Thus if a person realizes his true self by expressing it in his actions, and if he desires above all else to realize this self, then he will choose to act from principles that manifest his nature as a free and equal rational being. The missing part of the argument concerns the concept of expression. Kant did not show that acting from the moral law expresses our nature in identifiable ways that acting from contrary principles does not. (Rawls 1971 [1999], 255/224)[9]
Rawls notes also that the concept of expression is reflected in the conditions in the original position and the motivation of the contracting parties.
The parties qua noumenal selves have complete freedom to choose whatever principles they wish; but they also have a desire to express their nature as rational and equal members of the intelligible realm with precisely this liberty to choose, that is, as beings who can look at the world in this way and express this perspective in their life as members of society. (Rawls 1971 [1999], 255/225)
In the end of the chapter Rawls makes a strong case for the congruence of our desire to express our nature as free and equal rational beings[10] and our desire to act justly. Invoking Kant, he argues that when we act unjustly we have feelings of shame because we have acted in a manner that fails to express our nature as free and equal rational beings.

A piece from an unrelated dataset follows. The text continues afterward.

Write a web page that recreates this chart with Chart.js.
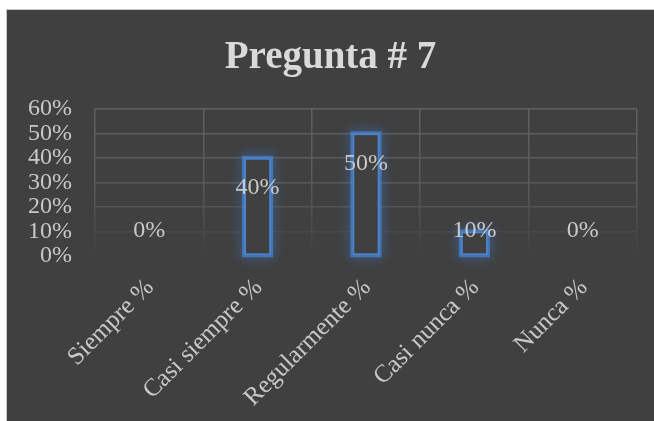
<!DOCTYPE html>
<html>
<head>
<meta charset="utf-8">
<script src="https://cdn.jsdelivr.net/npm/chart.js@4.4.0/dist/chart.umd.min.js"></script>
<style>
html,body{margin:0;padding:0;background:#fff;overflow:hidden;}
#box{position:absolute;left:6px;top:9px;width:647px;height:411px;border:1px solid #c8c8c8;background:#404040;}
</style>
</head>
<body>
<div id="box"><canvas id="chart" width="647" height="411"></canvas></div>
<script>
const categories=["Siempre %","Casi siempre %","Regularmente %","Casi nunca %","Nunca %"];
const values=[0,40,50,10,0];
const yTicks=[0,10,20,30,40,50,60];

const textColor="#c8c8c8";
const serif="'Liberation Serif', 'DejaVu Serif', serif";

function gridColor(c){
const a=c.chart.chartArea;
if(!a) return "#5a5a5a";
const g=c.chart.ctx.createLinearGradient(0,a.top,0,a.bottom);
g.addColorStop(0,"#606060");
g.addColorStop(0.55,"#595959");
g.addColorStop(1,"#404040");
return g;
}

const glow={
id:"glow",
beforeDatasetsDraw(chart){
const ctx=chart.ctx;
chart.getDatasetMeta(0).data.forEach((bar,i)=>{
if(!values[i]) return;
const w=bar.width,l=bar.x-w/2,t=bar.y,h=bar.base-bar.y;
ctx.save();
ctx.shadowColor="rgba(70,135,220,0.9)";
ctx.shadowBlur=13;
ctx.strokeStyle="rgba(70,135,220,0.45)";
ctx.lineWidth=4;
ctx.strokeRect(l,t,w,h);
ctx.strokeRect(l,t,w,h);
ctx.restore();
});
}
};

const labels={
id:"labels",
afterDatasetsDraw(chart){
const ctx=chart.ctx;
const zero=chart.scales.y.getPixelForValue(0);
ctx.save();
ctx.font="24px "+serif;
ctx.fillStyle=textColor;
ctx.textAlign="center";
ctx.textBaseline="middle";
chart.getDatasetMeta(0).data.forEach((bar,i)=>{
const y=Math.min(bar.y+30,zero-25);
ctx.fillText(values[i]+"%",bar.x,y);
});
ctx.restore();
}
};

new Chart(document.getElementById("chart"),{
type:"bar",
data:{
labels:categories,
datasets:[{
data:values,
backgroundColor:"#404040",
borderColor:"#4d83c9",
borderWidth:2,
borderSkipped:false,
barPercentage:0.25,
categoryPercentage:1
}]
},
options:{
responsive:false,
animation:false,
layout:{padding:{top:25,right:17,bottom:0,left:17}},
plugins:{
legend:{display:false},
tooltip:{enabled:false},
title:{
display:true,
text:"Pregunta # 7",
color:"#d9d9d9",
font:{family:serif,size:39,weight:"bold"},
padding:{top:0,bottom:27}
}
},
scales:{
x:{
grid:{color:gridColor,lineWidth:1.5,drawTicks:false},
border:{display:false},
ticks:{color:textColor,font:{family:serif,size:25},minRotation:45,maxRotation:45,padding:17,labelOffset:1,autoSkip:false},
afterFit(s){s.height=165;}
},
y:{
min:0,max:60,
afterBuildTicks(s){s.ticks=yTicks.map(v=>({value:v}));},
grid:{color:gridColor,lineWidth:1.5,drawTicks:false},
border:{display:false},
ticks:{color:textColor,font:{family:serif,size:24},padding:23,autoSkip:false,callback:v=>v+"%"},
afterFit(s){s.width=71;}
}
}
},
plugins:[glow,labels]
});
</script>
</body>
</html>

Our self-respect is damaged because we have acted “as beings of a lower order.”
Properly understood, then, the desire to act justly derives in part from the desire to express most fully what we are or can be, namely free and equal rational beings with a liberty to choose. It is for this reason, I believe, that Kant speaks of the failure to act on the moral law as giving rise to shame and not to feelings of guilt. And this is appropriate, since for him acting unjustly is acting in a manner that fails to express our nature as a free and equal rational being. Such actions therefore strike at our self-respect, our sense of our own worth, and the experience of this loss is shame (§ 67). We have acted as though we belonged to a lower order, as though we were a creature whose first principles are decided by natural contingencies. (Rawls 1971 [1999], 256/225)
Almost 200 pages later Rawls takes up again the issue of expressing our nature to claim that this expression is a fundamental element of our good.[11] Ηe doesn’t provide any explanation for this proposition apart from the cryptic remark that it is something we can infer from the Aristotelian principle.
First of all, the Kantian interpretation of the original position means that the desire to do what is right and just is the main way for persons to express their nature as free and equal rational beings. And from the Aristotelian principle it follows that this expression of their nature is a fundamental element of their good. (Rawls 1971 [1999], 445/390)
This proposition is used by Rawls as a precondition for his argument for the congruence of the good and the right. In the chapter “The Morality of Principles” he argues that we shouldn’t view the sense of justice as “a form of arbitrary obedience” because the Kantian interpretation shows that by acting on the two principles of justice we express our nature as free and equal rational beings and this is part of our good.
Finally, the Kantian interpretation of these principles shows that by acting upon them men express their nature as free and equal rational beings (§ 40). Since doing this belongs to their good, the sense of justice aims at their well-being even more directly. It supports those arrangements that enable everyone to express his common nature. (Rawls 1971 [1999], 476/417)
Subsequently, in the preface of the last section of the book on “Τhe Good of Justice” Rawls adds an institutional element to the concept of expression. He seems to claim that our nature as free and equal rational beings can be expressed or realized only in the context of the appropriate social environment.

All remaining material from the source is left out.